Once the scaling factors for width, depth, and resolution are determined, they are applied to the baseline model accordingly. The resulting model is now the EfficientNet with a specific φ value.

Depending on the specific use case and available computational resources, researchers and practitioners can choose from a range of EfficientNet models, each corresponding to a different φ value. Smaller φ values lead to more lightweight and resource-efficient models, while larger φ values result in more powerful but computationally intensive models.

Compound scaling. Source

By following the compound scaling method, EfficientNet can efficiently explore a wide range of model architectures that strike the perfect balance between accuracy and resource consumption. This remarkable ability to scale effectively has made EfficientNet a game-changer in the field of deep learning, enabling state-of-the-art performance on various computer vision tasks while remaining adaptable to diverse hardware constraints.

EfficientNet Architecture

EfficientNet uses Mobile Inverted Bottleneck (MBConv) layers, which are a combination of depth-wise separable convolutions and inverted residual blocks. Additionally, the model architecture uses the Squeeze-and-Excitation (SE) optimization to further enhance the model's performance.
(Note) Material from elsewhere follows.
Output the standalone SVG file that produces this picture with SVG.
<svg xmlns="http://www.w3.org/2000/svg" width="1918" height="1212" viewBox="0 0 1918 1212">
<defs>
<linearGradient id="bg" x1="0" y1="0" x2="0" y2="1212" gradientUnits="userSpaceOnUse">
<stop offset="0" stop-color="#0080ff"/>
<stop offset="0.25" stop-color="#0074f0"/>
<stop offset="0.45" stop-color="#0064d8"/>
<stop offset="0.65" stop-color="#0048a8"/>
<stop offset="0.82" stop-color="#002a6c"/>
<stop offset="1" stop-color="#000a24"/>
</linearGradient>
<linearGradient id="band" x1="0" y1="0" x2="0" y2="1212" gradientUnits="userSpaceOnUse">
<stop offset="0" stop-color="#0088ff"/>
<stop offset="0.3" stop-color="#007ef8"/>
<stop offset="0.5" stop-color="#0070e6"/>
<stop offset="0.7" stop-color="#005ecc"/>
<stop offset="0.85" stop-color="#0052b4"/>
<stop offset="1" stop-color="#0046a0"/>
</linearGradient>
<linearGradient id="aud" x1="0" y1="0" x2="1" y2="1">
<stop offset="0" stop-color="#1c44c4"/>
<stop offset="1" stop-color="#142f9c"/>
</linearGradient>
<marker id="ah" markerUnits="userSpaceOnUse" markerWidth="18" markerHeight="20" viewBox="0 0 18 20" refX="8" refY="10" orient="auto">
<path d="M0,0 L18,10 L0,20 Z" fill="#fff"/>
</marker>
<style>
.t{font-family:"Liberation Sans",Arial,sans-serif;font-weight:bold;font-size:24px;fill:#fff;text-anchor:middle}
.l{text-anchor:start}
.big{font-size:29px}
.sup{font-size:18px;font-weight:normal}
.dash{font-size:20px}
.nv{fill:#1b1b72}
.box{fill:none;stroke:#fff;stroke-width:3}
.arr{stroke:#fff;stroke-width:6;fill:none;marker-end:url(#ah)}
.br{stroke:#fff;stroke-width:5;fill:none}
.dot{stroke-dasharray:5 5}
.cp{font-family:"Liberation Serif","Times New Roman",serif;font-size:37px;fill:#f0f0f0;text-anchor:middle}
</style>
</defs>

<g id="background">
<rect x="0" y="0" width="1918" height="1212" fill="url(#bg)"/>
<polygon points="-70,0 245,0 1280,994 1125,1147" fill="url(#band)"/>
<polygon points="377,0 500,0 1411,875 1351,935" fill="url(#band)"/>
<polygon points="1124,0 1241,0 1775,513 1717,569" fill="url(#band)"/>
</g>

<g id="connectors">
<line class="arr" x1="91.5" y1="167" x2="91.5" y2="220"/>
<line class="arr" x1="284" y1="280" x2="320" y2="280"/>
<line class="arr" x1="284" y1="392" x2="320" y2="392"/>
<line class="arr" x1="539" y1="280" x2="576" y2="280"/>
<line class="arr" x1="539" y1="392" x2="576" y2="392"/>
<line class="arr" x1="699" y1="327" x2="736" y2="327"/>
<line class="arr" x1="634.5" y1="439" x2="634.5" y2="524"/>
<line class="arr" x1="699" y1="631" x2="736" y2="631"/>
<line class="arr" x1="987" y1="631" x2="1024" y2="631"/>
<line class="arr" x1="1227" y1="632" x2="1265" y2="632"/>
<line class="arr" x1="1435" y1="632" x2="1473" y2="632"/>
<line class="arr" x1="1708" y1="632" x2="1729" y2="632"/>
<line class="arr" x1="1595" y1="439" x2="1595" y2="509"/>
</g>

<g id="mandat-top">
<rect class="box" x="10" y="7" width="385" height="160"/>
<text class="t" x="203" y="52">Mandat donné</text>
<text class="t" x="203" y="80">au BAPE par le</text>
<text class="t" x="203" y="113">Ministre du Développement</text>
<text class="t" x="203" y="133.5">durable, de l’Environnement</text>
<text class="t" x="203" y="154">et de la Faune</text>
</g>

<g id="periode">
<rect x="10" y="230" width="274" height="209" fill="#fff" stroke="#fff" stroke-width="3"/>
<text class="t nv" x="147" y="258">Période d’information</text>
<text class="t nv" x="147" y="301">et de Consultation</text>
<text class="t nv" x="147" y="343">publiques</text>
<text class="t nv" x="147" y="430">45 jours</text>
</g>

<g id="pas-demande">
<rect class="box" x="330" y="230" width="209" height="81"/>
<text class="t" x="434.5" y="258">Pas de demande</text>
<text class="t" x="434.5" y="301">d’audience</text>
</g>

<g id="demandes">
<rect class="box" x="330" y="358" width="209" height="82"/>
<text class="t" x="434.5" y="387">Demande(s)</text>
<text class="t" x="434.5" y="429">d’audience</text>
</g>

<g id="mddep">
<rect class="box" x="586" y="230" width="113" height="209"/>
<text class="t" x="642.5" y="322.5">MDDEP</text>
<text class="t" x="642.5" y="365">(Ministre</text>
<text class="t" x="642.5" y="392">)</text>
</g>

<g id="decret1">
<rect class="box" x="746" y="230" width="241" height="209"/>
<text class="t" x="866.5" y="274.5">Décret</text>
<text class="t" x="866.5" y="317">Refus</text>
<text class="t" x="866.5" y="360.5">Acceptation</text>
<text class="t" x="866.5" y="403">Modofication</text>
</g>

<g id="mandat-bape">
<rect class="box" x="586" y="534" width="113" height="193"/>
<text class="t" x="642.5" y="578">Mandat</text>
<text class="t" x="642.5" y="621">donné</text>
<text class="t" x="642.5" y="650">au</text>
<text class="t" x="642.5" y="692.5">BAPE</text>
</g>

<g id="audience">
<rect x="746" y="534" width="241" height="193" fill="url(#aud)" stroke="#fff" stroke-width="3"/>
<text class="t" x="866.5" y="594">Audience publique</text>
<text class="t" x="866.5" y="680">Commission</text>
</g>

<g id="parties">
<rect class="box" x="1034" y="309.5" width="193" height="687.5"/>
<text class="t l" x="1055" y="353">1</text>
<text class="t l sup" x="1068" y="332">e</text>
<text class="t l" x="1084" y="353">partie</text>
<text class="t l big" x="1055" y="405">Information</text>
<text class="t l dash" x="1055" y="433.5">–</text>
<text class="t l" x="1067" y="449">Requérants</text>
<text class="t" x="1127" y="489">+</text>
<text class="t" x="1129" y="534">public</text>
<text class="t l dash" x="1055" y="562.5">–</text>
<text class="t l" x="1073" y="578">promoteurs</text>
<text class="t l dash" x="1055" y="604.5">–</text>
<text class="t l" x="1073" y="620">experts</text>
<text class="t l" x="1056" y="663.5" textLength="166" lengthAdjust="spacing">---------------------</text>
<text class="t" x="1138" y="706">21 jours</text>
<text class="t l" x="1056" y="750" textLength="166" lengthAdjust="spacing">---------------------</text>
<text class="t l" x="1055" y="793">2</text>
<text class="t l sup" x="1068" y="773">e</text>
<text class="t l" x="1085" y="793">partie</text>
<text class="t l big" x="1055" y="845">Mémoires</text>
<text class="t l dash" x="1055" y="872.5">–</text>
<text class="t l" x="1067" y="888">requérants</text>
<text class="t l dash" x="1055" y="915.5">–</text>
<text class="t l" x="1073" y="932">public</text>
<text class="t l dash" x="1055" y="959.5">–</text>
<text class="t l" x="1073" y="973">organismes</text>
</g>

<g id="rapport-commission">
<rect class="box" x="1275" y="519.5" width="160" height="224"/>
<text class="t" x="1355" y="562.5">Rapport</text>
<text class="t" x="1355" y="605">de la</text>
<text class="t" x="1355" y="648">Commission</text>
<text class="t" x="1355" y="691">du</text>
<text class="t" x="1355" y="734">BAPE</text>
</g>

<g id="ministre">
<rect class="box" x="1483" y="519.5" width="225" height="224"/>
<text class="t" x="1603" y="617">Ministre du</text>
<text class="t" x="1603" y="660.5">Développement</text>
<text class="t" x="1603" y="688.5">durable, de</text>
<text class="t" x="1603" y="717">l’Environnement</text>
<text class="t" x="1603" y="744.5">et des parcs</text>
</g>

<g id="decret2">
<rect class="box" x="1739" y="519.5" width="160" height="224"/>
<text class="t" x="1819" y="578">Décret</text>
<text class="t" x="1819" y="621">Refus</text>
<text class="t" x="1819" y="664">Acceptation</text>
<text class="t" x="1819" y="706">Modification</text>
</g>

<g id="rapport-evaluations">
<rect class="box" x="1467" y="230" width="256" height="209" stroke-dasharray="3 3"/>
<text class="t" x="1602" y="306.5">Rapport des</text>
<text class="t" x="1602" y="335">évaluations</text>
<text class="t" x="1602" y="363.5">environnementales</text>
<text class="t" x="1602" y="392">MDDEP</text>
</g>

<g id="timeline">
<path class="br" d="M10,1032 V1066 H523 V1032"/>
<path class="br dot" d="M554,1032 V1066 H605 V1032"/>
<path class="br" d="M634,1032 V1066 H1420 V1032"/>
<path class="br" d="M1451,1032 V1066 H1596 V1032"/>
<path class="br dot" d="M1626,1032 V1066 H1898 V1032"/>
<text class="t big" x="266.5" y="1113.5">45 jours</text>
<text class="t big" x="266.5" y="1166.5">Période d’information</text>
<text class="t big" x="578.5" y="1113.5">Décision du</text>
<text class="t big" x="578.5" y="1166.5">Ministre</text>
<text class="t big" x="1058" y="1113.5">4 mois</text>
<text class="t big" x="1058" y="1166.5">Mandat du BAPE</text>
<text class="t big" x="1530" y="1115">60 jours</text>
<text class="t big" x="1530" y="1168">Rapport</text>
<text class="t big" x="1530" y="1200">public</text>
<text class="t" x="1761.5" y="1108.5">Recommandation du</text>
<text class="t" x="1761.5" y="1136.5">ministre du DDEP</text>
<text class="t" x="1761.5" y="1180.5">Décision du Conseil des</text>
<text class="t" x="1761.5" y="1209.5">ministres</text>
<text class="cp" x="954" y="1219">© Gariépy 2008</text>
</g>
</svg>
EfficientNet Architecture. Source

The MBConv layer is a fundamental building block of the EfficientNet architecture. It is inspired by the inverted residual blocks from MobileNetV2 but with some modifications.

The MBConv layer starts with a depth-wise convolution, followed by a point-wise convolution (1x1 convolution) that expands the number of channels, and finally, another 1x1 convolution that reduces the channels back to the original number. This bottleneck design allows the model to learn efficiently while maintaining a high degree of representational power.
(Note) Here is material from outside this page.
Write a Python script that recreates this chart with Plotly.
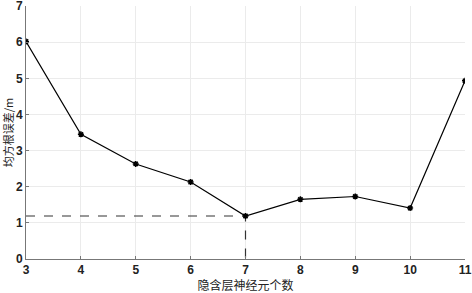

In addition to MBConv layers, EfficientNet incorporates the SE block, which helps the model learn to focus on essential features and suppress less relevant ones. The SE block uses global average pooling to reduce the spatial dimensions of the feature map to a single channel, followed by two fully connected layers.

These layers allow the model to learn channel-wise feature dependencies and create attention weights that are multiplied with the original feature map, emphasizing important information.

EfficientNet comes in different variants, such as EfficientNet-B0, EfficientNet-B1, and so on, with varying scaling coefficients. Each variant represents a different trade-off between model size and accuracy, enabling users to select the appropriate model variant based on their specific requirements.

EfficientNet Performance

The figure above depicts the EfficientNet curve highlighted by a red line. On the horizontal axis lies the model size, while the vertical axis represents the accuracy rate. A mere glance at this illustration is enough to underscore the prowess of EfficientNet. In terms of accuracy, EfficientNet outshines its predecessors by a mere 0.1%, edging slightly past the former state-of-the-art model, GPipe.

What's notable is the method employed to achieve this accuracy. While GPipe relies on 556 million parameters, EfficientNet accomplishes the same with a mere 66 million - a huge contrast. In practical scenarios, the marginal 0.1% accuracy gain might go unnoticed. However, the remarkable eightfold increase in speed significantly enhances the network's usability and its potential for real-world industrial applications.

Conclusion

EfficientNet, with its compound scaling methodology, had an impact on our understanding of the balance between efficiency and accuracy in deep learning. By intelligently scaling width, depth, and resolution, it offers versatile models adaptable to various hardware constraints.

The architecture's lightweight and robust design, combined with Mobile Inverted Bottleneck layers and Squeeze-and-Excitation optimization, consistently delivers high performance across several computer vision tasks.